Wish I could get away with that :slight_smile:

Catharine’s point is true in most of Europe. I know someone who runs a hire car company (ironically! and she’s French) in Madrid and she had a member of staff for YEARS who used to sit in the office with her feet on the desk and read books - do NO work - and it was incredible the hoops she had to jump through to get rid of this idiot. Another friend of mine who’s a hiring manager for Dow Jones in Barcelona told me the same - they practically don’t take on full time analyst staff, because you can’t get rid of someone bad - so everyone’s on long term freelance contracts instead, until they’ve been there two or three years and the manager is convinced they really ARE good.

Sad, Greg and Catharine, but so very, very true.

The other thing is is that once people have a job, it is usually so hard to get rid of them that they have no fear of getting the sack for doing a crap job. So they carry on being unpleasant to all and sundry…

Even my French friends admit customer service in France is a disaster. They blame historical management styles/the way people are treated (my manager treated me like a cretin, so now I’m a manager I’ll treat my staff like cretins, and so it goes on - end result, desk jockeys like this lady truly hate their jobs and don’t give a monkeys).

Anyway - there’s a second story here. We got stung in Italy like this. Never but NEVER use third party car rental booking sites. Always book DIRECT from the car rental firm. We rocked up in Italy and had to pay a substantial local tax, even though our paperwork said we had paid in full. Added 100€ to the rental price. These 3rd-party car rental sites simply cannot give you the full picture - the dangerous thing is they claim they do. Don’t use them. Period.

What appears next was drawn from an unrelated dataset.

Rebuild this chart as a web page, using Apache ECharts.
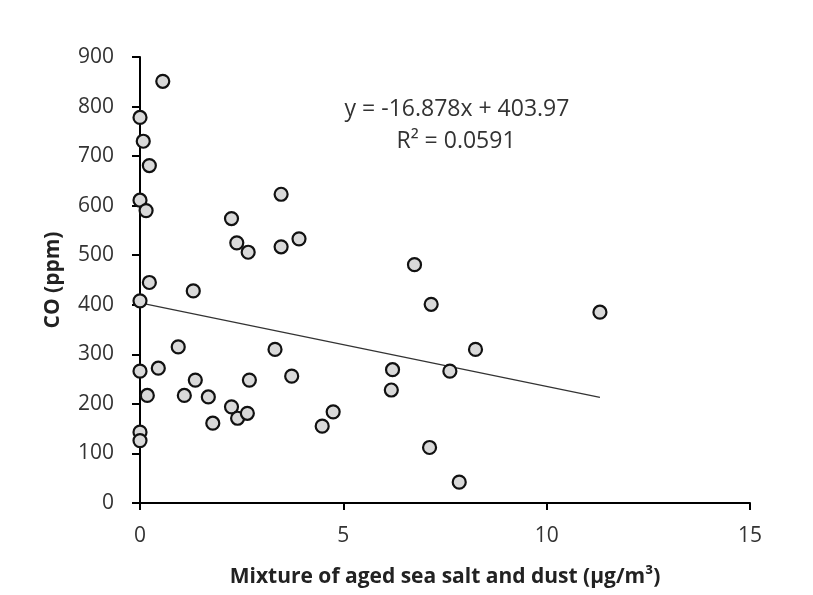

Tweeted that, did you have a good holiday after all that crap?

j

Yes, we all love France, but sadly they have a LONG way to go to get the notion of customer service into their collective, national head.
We all have similar tales to tell, and I hope it didn’t spoil your holiday too much.
There is always an upside though.
I broke down in bad weather conditions (snow and ice) once, and the local hire company turned out in the small hours of the morning to organise a car for me and my daughter. They were wonderful, as were the breakdown people. So, sometimes they do get it right.
I ask myself do the French understand the notion of competition? They seem oblivious to the fact that bad service could lose them customers to someone else who might go they extra mile.- why, seemingly don’t they care?

Good for you for writing about your horrendous experience, I hope you get the compensation you deserve but what a miserable way to start a holiday, I’ve put it on Twitter, that kind of service (or lack of) drives me mad !

hehe I didn’t think of that Catharine - good job she didn’t or I may not have gone on holiday at all!

Have just stuck your post on the FB page too

You are just lucky she didn’t call the gendarmes when you refused to leave her office at lunchtime.